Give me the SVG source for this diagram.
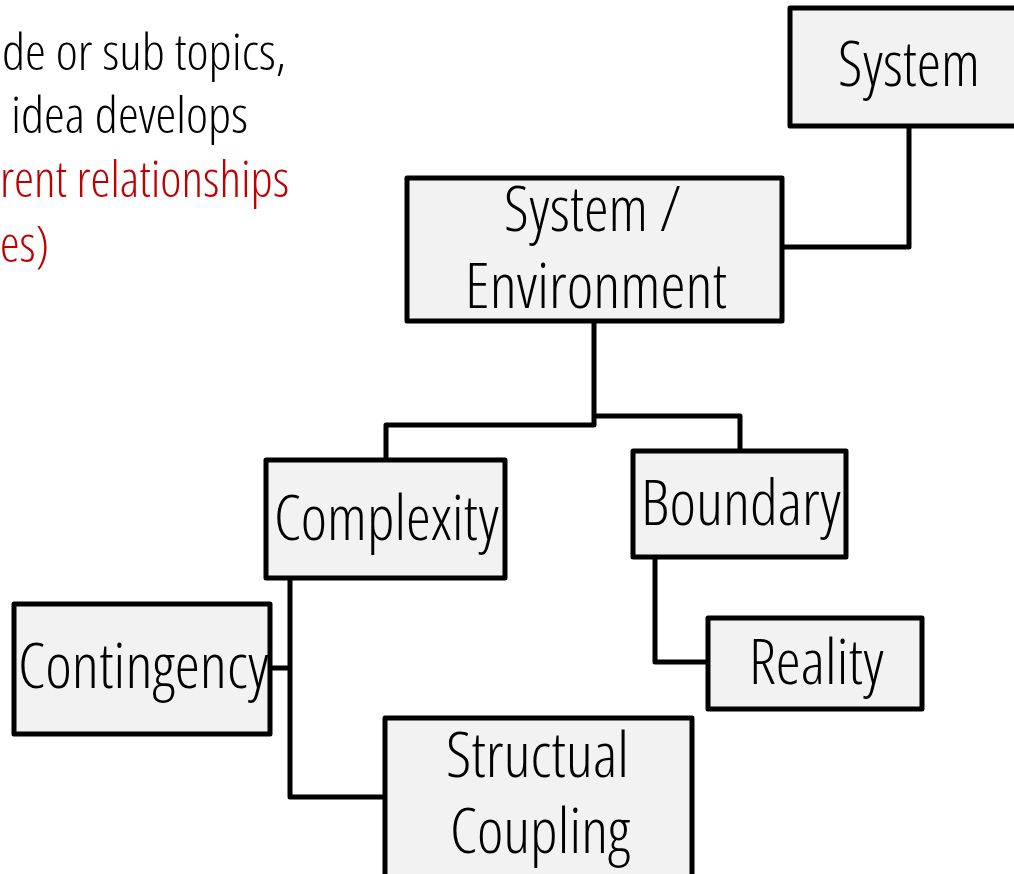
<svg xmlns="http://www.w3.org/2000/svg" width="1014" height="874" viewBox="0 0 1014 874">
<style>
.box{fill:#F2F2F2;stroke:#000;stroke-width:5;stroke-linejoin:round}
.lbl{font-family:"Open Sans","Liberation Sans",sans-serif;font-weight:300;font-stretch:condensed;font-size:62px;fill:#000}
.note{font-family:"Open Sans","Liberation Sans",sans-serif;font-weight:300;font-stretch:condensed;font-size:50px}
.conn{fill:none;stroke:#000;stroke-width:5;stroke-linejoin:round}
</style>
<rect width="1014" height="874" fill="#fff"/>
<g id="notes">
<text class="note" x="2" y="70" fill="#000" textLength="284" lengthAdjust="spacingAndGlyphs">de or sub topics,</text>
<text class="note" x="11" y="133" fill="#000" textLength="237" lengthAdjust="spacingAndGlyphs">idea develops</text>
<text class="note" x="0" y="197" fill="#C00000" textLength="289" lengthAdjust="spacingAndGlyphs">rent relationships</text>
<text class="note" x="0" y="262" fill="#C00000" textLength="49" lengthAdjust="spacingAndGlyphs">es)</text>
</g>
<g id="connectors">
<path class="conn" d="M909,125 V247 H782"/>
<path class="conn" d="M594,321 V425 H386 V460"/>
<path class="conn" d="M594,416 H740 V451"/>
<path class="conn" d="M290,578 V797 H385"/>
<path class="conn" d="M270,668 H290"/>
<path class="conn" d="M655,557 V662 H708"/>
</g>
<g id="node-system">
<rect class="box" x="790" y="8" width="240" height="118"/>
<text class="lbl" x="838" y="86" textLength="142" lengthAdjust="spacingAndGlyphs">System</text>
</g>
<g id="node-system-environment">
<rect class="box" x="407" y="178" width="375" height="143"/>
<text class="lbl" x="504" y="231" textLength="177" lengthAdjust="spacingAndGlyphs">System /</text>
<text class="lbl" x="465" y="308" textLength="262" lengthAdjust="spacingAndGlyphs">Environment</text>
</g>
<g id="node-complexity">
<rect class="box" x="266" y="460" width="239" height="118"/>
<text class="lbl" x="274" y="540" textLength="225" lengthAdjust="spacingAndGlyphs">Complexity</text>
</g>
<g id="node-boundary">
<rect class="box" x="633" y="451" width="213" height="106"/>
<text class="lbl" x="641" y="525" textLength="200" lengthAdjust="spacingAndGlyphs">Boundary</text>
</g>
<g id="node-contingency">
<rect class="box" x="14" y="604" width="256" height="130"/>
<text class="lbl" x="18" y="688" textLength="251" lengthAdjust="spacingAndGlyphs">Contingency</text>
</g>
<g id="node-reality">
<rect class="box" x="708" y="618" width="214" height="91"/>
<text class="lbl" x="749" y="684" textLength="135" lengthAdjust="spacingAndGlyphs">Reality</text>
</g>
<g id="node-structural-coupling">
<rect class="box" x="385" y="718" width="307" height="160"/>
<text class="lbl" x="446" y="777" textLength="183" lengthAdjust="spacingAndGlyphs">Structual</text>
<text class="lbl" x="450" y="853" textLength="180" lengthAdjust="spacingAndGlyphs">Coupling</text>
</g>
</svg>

──────────

▸ **EXERCISE DETAILS**: Write out the whole listing exactly, and drop the pictures.

▸ **FULL SOLUTION**:
Give me the SVG source for this diagram.
<svg xmlns="http://www.w3.org/2000/svg" width="1014" height="874" viewBox="0 0 1014 874">
<style>
.box{fill:#F2F2F2;stroke:#000;stroke-width:5;stroke-linejoin:round}
.lbl{font-family:"Open Sans","Liberation Sans",sans-serif;font-weight:300;font-stretch:condensed;font-size:62px;fill:#000}
.note{font-family:"Open Sans","Liberation Sans",sans-serif;font-weight:300;font-stretch:condensed;font-size:50px}
.conn{fill:none;stroke:#000;stroke-width:5;stroke-linejoin:round}
</style>
<rect width="1014" height="874" fill="#fff"/>
<g id="notes">
<text class="note" x="2" y="70" fill="#000" textLength="284" lengthAdjust="spacingAndGlyphs">de or sub topics,</text>
<text class="note" x="11" y="133" fill="#000" textLength="237" lengthAdjust="spacingAndGlyphs">idea develops</text>
<text class="note" x="0" y="197" fill="#C00000" textLength="289" lengthAdjust="spacingAndGlyphs">rent relationships</text>
<text class="note" x="0" y="262" fill="#C00000" textLength="49" lengthAdjust="spacingAndGlyphs">es)</text>
</g>
<g id="connectors">
<path class="conn" d="M909,125 V247 H782"/>
<path class="conn" d="M594,321 V425 H386 V460"/>
<path class="conn" d="M594,416 H740 V451"/>
<path class="conn" d="M290,578 V797 H385"/>
<path class="conn" d="M270,668 H290"/>
<path class="conn" d="M655,557 V662 H708"/>
</g>
<g id="node-system">
<rect class="box" x="790" y="8" width="240" height="118"/>
<text class="lbl" x="838" y="86" textLength="142" lengthAdjust="spacingAndGlyphs">System</text>
</g>
<g id="node-system-environment">
<rect class="box" x="407" y="178" width="375" height="143"/>
<text class="lbl" x="504" y="231" textLength="177" lengthAdjust="spacingAndGlyphs">System /</text>
<text class="lbl" x="465" y="308" textLength="262" lengthAdjust="spacingAndGlyphs">Environment</text>
</g>
<g id="node-complexity">
<rect class="box" x="266" y="460" width="239" height="118"/>
<text class="lbl" x="274" y="540" textLength="225" lengthAdjust="spacingAndGlyphs">Complexity</text>
</g>
<g id="node-boundary">
<rect class="box" x="633" y="451" width="213" height="106"/>
<text class="lbl" x="641" y="525" textLength="200" lengthAdjust="spacingAndGlyphs">Boundary</text>
</g>
<g id="node-contingency">
<rect class="box" x="14" y="604" width="256" height="130"/>
<text class="lbl" x="18" y="688" textLength="251" lengthAdjust="spacingAndGlyphs">Contingency</text>
</g>
<g id="node-reality">
<rect class="box" x="708" y="618" width="214" height="91"/>
<text class="lbl" x="749" y="684" textLength="135" lengthAdjust="spacingAndGlyphs">Reality</text>
</g>
<g id="node-structural-coupling">
<rect class="box" x="385" y="718" width="307" height="160"/>
<text class="lbl" x="446" y="777" textLength="183" lengthAdjust="spacingAndGlyphs">Structual</text>
<text class="lbl" x="450" y="853" textLength="180" lengthAdjust="spacingAndGlyphs">Coupling</text>
</g>
</svg>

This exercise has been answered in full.